Staffing Company’s Contentions

The staffing company argued that after claimant signed the contract, there remained “multiple conditions precedent” to give validity to the contract for hire. The company contended that the last of the acts necessary to give validity to the contract for hire was “the condition precedent contained in [the] contract that the Indiana Board of Nursing provide [claimant] with her Indiana nursing license.” The court stressed, however, that the Commission found that obtaining an Indiana nursing license was not a condition precedent for respondent to hire claimant, but rather was a condition subsequent to qualify for the assignment at Memorial Hospital. In other words, although memorialized in one document, the Commission viewed the staffing company’s hiring of claimant and her placement in the assignment at Memorial Hospital as two separate and distinct events.

Hiring and Staffing Were Two Separate Events

The court agreed that the staffing company had improperly conflated the two events.
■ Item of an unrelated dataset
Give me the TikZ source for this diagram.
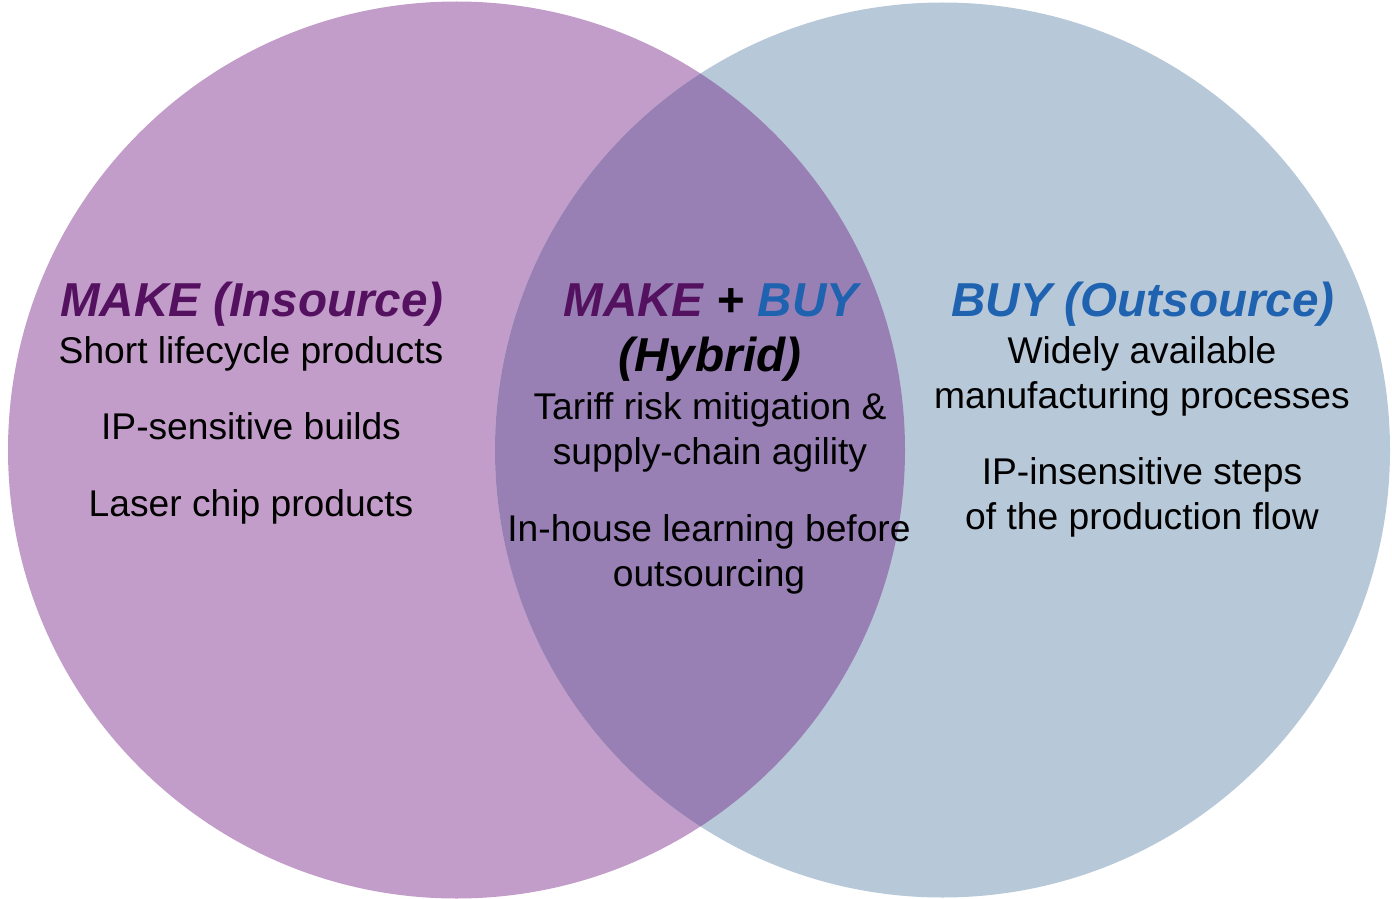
\documentclass[tikz,border=0pt]{standalone}
\usepackage{fontspec}
\setmainfont{Liberation Sans}
\definecolor{makefill}{RGB}{195,157,201}
\definecolor{buyfill}{RGB}{183,200,217}
\definecolor{bothfill}{RGB}{152,127,180}
\definecolor{makehead}{RGB}{84,17,96}
\definecolor{buyhead}{RGB}{31,98,176}
\tikzset{
  head/.style={font=\fontsize{23.8}{28}\selectfont\bfseries\itshape, anchor=base, align=center, inner sep=0pt},
  item/.style={font=\fontsize{18.6}{22.4}\selectfont, anchor=base, align=center, inner sep=0pt}
}
\begin{document}
\begin{tikzpicture}[x=0.5pt,y=0.5pt,yscale=-1]
\useasboundingbox (0,0) rectangle (1392,899);

%Shape: Circle [left]
\fill [makefill] (456.5,450) circle [radius=448.5];
%Shape: Circle [right]
\fill [buyfill] (942.5,450) circle [radius=447.5];
%Shape: Lens [overlap]
\begin{scope}
\clip (456.5,450) circle [radius=448.5];
\fill [bothfill] (942.5,450) circle [radius=447.5];
\end{scope}

% Text Node
\node [head, text=makehead] (makehd) at (252,316) {MAKE (Insource)};
% Text Node
\node [item] (short) at (251,363) {Short lifecycle products};
% Text Node
\node [item] (ipsens) at (251,439) {IP-sensitive builds};
% Text Node
\node [item] (laser) at (251,516) {Laser chip products};

% Text Node
\node [head] (hybhd) at (711,316) {\textcolor{makehead}{MAKE} + \textcolor{buyhead}{BUY}};
% Text Node
\node [head] (hybrid) at (710,371) {(Hybrid)};
% Text Node (base = last line)
\node [item] (tariff) at (710,464) {Tariff risk mitigation \&\\supply-chain agility};
% Text Node
\node [item] (inhouse) at (709,586) {In-house learning before\\outsourcing};

% Text Node
\node [head, text=buyhead] (buyhd) at (1143,316) {BUY (Outsource)};
% Text Node
\node [item] (widely) at (1142,408) {Widely available\\manufacturing processes};
% Text Node
\node [item] (ipinsens) at (1142,529) {IP-insensitive steps\\of the production flow};

\end{tikzpicture}
\end{document}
The court placed particular reliance on the language of the employment contract itself, which repeatedly referred to claimant as an “employee” and sets forth the parameters of the parties’ “employment relationship.” The court observed that the contract further provided that upon completion of an assignment, claimant would contact the staffing company immediately to request re-assignment, and that her failure to do so would be considered a “voluntary quit.” These provisions, stressed the court, supported the Commission’s finding that by signing the contract, claimant established an employment relationship with the staffing company that transcended her assignment at Memorial Hospital.

Last Act for Contract Was in Illinois

The court concluded that there was ample support in the record for the Commission’s finding that the last act to give validity for the contract for hire occurred in Illinois on January 28, 2016. On that date, claimant signed the contract by typing in her name and electronically transmitting it to the staffing company. It was undisputed that these events occurred in Illinois. At that point, the staffing company became aware that claimant had accepted the offer of employment outlined in the contract.